The task — Extract everything from the first line through the line with "import seaborn as sns", both ends included, except for any pictures.

──────── Information shown

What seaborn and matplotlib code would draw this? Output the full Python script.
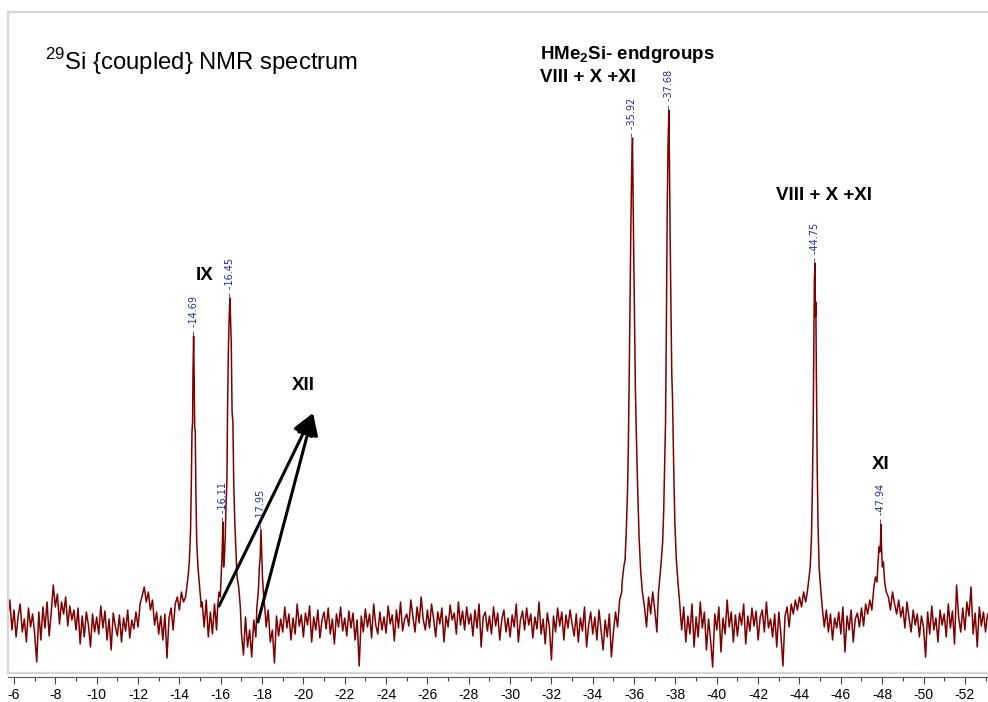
import numpy as np
import pandas as pd
import matplotlib
matplotlib.use('Agg')
import matplotlib.pyplot as plt
import seaborn as sns

# baseline samples, one every 0.1 ppm from -5.7 to -53.1 (intensity in arbitrary units)
baseline_start = -5.7
baseline_step = -0.1
baseline = [
    5, 22, -8,                                   # -5.7 .. -5.9
    12, -15, 6, 18, -10, 3, -20, 14, -5, 8,      # -6
    -12, -40, 10, -18, 15, -6, 20, -14, 9, 37,   # -7
    15, 28, -2, 20, 8, 25, -4, 16, 2, 12,        # -8
    -8, 14, -22, 6, -15, 10, -3, -25, 8, -10,    # -9
    5, -12, 16, -6, 11, -18, 3, -28, 9, -4,      # -10
    -14, 7, -20, 4, -9, 12, -16, 2, -7, 10,      # -11
    -5, 18, 26, 35, 20, 30, 12, 22, -3, 10,      # -12
    -12, 6, -18, 8, -36, 4, 14, -8, 18, 25,      # -13
    12, 30, 20, 25, 40, 60, 150, 200, 100, 40,   # -14
    25, 20, -5, 22, -15, 10, -12, 18, -8, 20,    # -15
    30, 90, 70, 150, 320, 200, 90, 50, 25, 15,   # -16
    -10, -33, 5, -25, -8, -35, 2, -15, 40, 80,   # -17
    30, 10, -5, 12, -20, -8, -41, 6, -14, 3,     # -18
    -10, 15, -6, 8, -18, 4, -12, 18, -4, 7,      # -19
    -15, 9, -3, 16, -20, 5, -8, 12, -16, 2,      # -20
    10, -7, 14, -12, 3, -22, 8, -5, 15, -9,      # -21
    4, -14, 11, -6, 9, -18, 2, -44, 6, -10,      # -22
    13, -5, 8, -16, 18, -3, -12, 10, -8, 5,      # -23
    -11, 16, -2, 7, -19, 12, -6, 20, -9, 3,      # -24
    8, -4, 22, 5, -10, 15, -1, 25, 2, -8,        # -25
    12, -6, 18, 3, -15, 10, -2, 14, -20, 6,      # -26
    -5, 17, 2, 9, -12, 20, -3, 11, -8, 15,       # -27
    -2, 8, -14, 12, -6, 18, -25, 5, 10, -9,      # -28
    6, -12, 15, -4, 9, -18, 3, 12, -10, 4,       # -29
    -15, 7, -5, 18, -20, 2, 11, -8, 14, -3,      # -30
    8, -16, 5, -7, 20, -12, 3, -22, 9, -5,       # -31
    -38, 6, -10, 14, -4, 10, -18, 7, -6, 12,     # -32
    -2, -14, 8, -20, 4, -9, 15, -25, -3, 10,     # -33
    -12, 5, -18, 12, -8, -28, 2, -15, 8, -35,    # -34
    -10, 10, -5, 22, 30, 60, 130, 300, 480, 300, # -35
    200, 130, 80, 50, 30, 15, -5, 25, 8, 30,     # -36
    12, -10, 35, 60, 110, 300, 500, 320, 200, 100,  # -37
    60, 40, 20, -8, 15, -20, 6, -12, 18, -25,    # -38
    5, -15, 20, -6, 10, -28, 3, -18, -45, 8,     # -39
    -8, 15, -30, 4, -12, 22, -5, 10, -20, 7,     # -40
    -14, 9, -3, 18, -22, 6, -9, 14, -4, 11,      # -41
    -18, 5, 12, -10, 20, -6, 3, -15, 8, -25,     # -42
    10, -12, -44, 6, 15, -5, 18, 8, 22, 12,      # -43
    25, 15, 30, 20, 40, 60, 130, 350, 240, 60,   # -44
    30, 15, -5, 12, -10, 8, -18, 4, -6, 10,      # -45
    -12, 15, -30, 6, -8, 12, -20, 3, 9, -5,      # -46
    14, -4, 18, 8, 22, 12, 35, 45, 70, 95,       # -47
    60, 45, 30, 25, 12, 30, 18, 8, 22, 5,        # -48
    15, -6, 20, 4, -10, 12, -3, 8, -15, 6,       # -49
    -5, -35, 10, -12, 16, -8, 4, -20, 12, -3,    # -50
    8, -15, 18, -6, 11, -22, 37, 5, -10, 14,     # -51
    -8, 20, 6, 35, -12, 9, -25, 15, -4, 10,      # -52
    -10, 8,                                      # -53.0 .. -53.1
]

# peak regions read at finer spacing
peak_1469_ppm = [-14.30, -14.36, -14.42, -14.48, -14.54, -14.58, -14.61, -14.64, -14.66,
                 -14.69, -14.72, -14.74, -14.77, -14.80, -14.84, -14.90, -14.98, -15.06]
peak_1469_int = [25, 35, 45, 60, 90, 140, 190, 200, 250,
                 286, 240, 195, 190, 130, 80, 55, 35, 15]

peak_1645_ppm = [-15.85, -15.92, -15.98, -16.03, -16.07, -16.11, -16.14, -16.18, -16.22,
                 -16.26, -16.30, -16.33, -16.37, -16.41, -16.45, -16.48, -16.51, -16.55,
                 -16.59, -16.63, -16.68, -16.73, -16.79, -16.87, -16.95]
peak_1645_int = [15, 30, 25, 50, 70, 100, 55, 65, 85,
                 120, 140, 210, 270, 305, 324, 300, 280, 210,
                 200, 140, 100, 75, 45, 35, 15]

peak_1795_ppm = [-17.75, -17.82, -17.87, -17.91, -17.95, -17.98, -18.02, -18.08, -18.15]
peak_1795_int = [15, 30, 55, 65, 92, 70, 45, 25, 10]

peak_3592_ppm = [-35.42, -35.50, -35.56, -35.62, -35.68, -35.72, -35.76, -35.80, -35.84,
                 -35.88, -35.92, -35.95, -35.98, -36.02, -36.06, -36.11, -36.17, -36.24,
                 -36.32, -36.40]
peak_3592_int = [40, 55, 62, 90, 130, 175, 240, 310, 390,
                 450, 484, 430, 370, 300, 235, 185, 135, 85,
                 50, 30]

peak_3768_ppm = [-37.18, -37.26, -37.32, -37.38, -37.43, -37.48, -37.52, -37.56, -37.60,
                 -37.64, -37.68, -37.71, -37.74, -37.78, -37.82, -37.86, -37.91, -37.97,
                 -38.04, -38.12, -38.20]
peak_3768_int = [30, 48, 63, 80, 110, 160, 200, 295, 410,
                 475, 512, 460, 390, 317, 250, 222, 160, 100,
                 63, 40, 20]

peak_4475_ppm = [-44.30, -44.38, -44.45, -44.52, -44.58, -44.62, -44.66, -44.69, -44.72,
                 -44.75, -44.77, -44.79, -44.82, -44.86, -44.90, -44.95, -45.02, -45.10]
peak_4475_int = [20, 30, 42, 55, 85, 130, 190, 270, 340,
                 359, 305, 320, 240, 150, 95, 55, 35, 15]

peak_4794_ppm = [-47.60, -47.68, -47.75, -47.80, -47.85, -47.89, -47.92, -47.94, -47.97,
                 -48.01, -48.06, -48.12, -48.20]
peak_4794_int = [35, 45, 40, 60, 75, 70, 80, 98, 75,
                 55, 60, 40, 30]

peak_labels = [-14.69, -16.11, -16.45, -17.95, -35.92, -37.68, -44.75, -47.94]

# put the spectrum together
peaks = [(peak_1469_ppm, peak_1469_int), (peak_1645_ppm, peak_1645_int),
         (peak_1795_ppm, peak_1795_int), (peak_3592_ppm, peak_3592_int),
         (peak_3768_ppm, peak_3768_int), (peak_4475_ppm, peak_4475_int),
         (peak_4794_ppm, peak_4794_int)]
base_ppm = np.round(baseline_start + baseline_step * np.arange(len(baseline)), 2)
base_int = np.array(baseline, dtype=float)
keep = np.ones(len(base_ppm), dtype=bool)
for p, _ in peaks:
    keep &= ~((base_ppm >= min(p)) & (base_ppm <= max(p)))
ppm = np.concatenate([base_ppm[keep]] + [np.array(p) for p, _ in peaks])
inten = np.concatenate([base_int[keep]] + [np.array(i, dtype=float) for _, i in peaks])
df = pd.DataFrame({'ppm': ppm, 'intensity': inten}).sort_values('ppm')

sns.set_style('white')
plt.rcParams['font.family'] = ['Liberation Sans', 'DejaVu Sans']
plt.rcParams['text.color'] = 'black'
plt.rcParams['xtick.color'] = 'black'
plt.rcParams['axes.unicode_minus'] = False
plt.rcParams['mathtext.fontset'] = 'custom'
plt.rcParams['mathtext.rm'] = 'Liberation Sans'
plt.rcParams['mathtext.bf'] = 'Liberation Sans:bold'

W, H = 988, 702
fig = plt.figure(figsize=(W / 100, H / 100), dpi=100)
ax = fig.add_axes([8 / W, 1 - 673 / H, 980 / W, 661 / H])

sns.lineplot(data=df, x='ppm', y='intensity', estimator=None, sort=True,
             color='#800000', linewidth=1.1, ax=ax)

ax.set_xlim(-5.71, -53.12)
ax.set_ylim(-51, 610)
ax.set_xlabel('')
ax.set_ylabel('')
ax.set_yticks([])
ax.set_xticks(np.arange(-6, -53, -2))
ax.set_xticks(np.arange(-7, -54, -2), minor=True)
ax.set_xticklabels([str(t) for t in np.arange(-6, -53, -2)], fontfamily='DejaVu Sans', fontsize=8)
ax.tick_params(axis='x', which='major', direction='out', length=5, width=0.8, color='#444444', pad=3)
ax.tick_params(axis='x', which='minor', direction='out', length=3, width=0.8, color='#444444')
ax.xaxis.set_ticks_position('bottom')

for side in ['left', 'top']:
    ax.spines[side].set_color('#d6d6d6')
    ax.spines[side].set_linewidth(1.6)
ax.spines['right'].set_visible(False)
ax.spines['bottom'].set_position(('outward', 3))
ax.spines['bottom'].set_color('#555555')
ax.spines['bottom'].set_linewidth(0.8)
ax.plot([0, 1], [0, 0], transform=ax.transAxes, color='#d6d6d6', lw=1.6, clip_on=False)

# peak picking labels
for v in peak_labels:
    near = df[(df['ppm'] - v).abs() < 0.03]['intensity'].max()
    ax.text(v, near + 1, f'\u2013 {v:.2f}', rotation=90, ha='center', va='bottom',
            fontsize=7, color='#2b2ba6', fontfamily='DejaVu Sans')

# arrows towards XII
for tail in [(-15.92, 16), (-17.8, 0)]:
    ax.annotate('', xy=(-20.47, 209), xytext=tail,
                arrowprops=dict(arrowstyle='-|>,head_length=0.6,head_width=0.3',
                                color='black', lw=2.2, mutation_scale=22,
                                shrinkA=0, shrinkB=0))

def px(x, y):
    return x / W, 1 - y / H

fig.text(*px(45, 70), r'$^{29}$Si {coupled} NMR spectrum', fontsize=17.2, va='baseline')
bold = dict(fontsize=13.5, fontweight='bold', va='baseline')
fig.text(*px(540, 59), r'HMe$_\mathbf{2}$Si- endgroups', **bold)
fig.text(*px(540, 82), 'VIII + X +XI', **bold)
fig.text(*px(776, 200), 'VIII + X +XI', **bold)
fig.text(*px(196, 280), 'IX', **bold)
fig.text(*px(292, 390), 'XII', **bold)
fig.text(*px(872, 469), 'XI', **bold)

fig.savefig('out.png', dpi=100)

────────────────

Result for this task —
What seaborn and matplotlib code would draw this? Output the full Python script.
import numpy as np
import pandas as pd
import matplotlib
matplotlib.use('Agg')
import matplotlib.pyplot as plt
import seaborn as sns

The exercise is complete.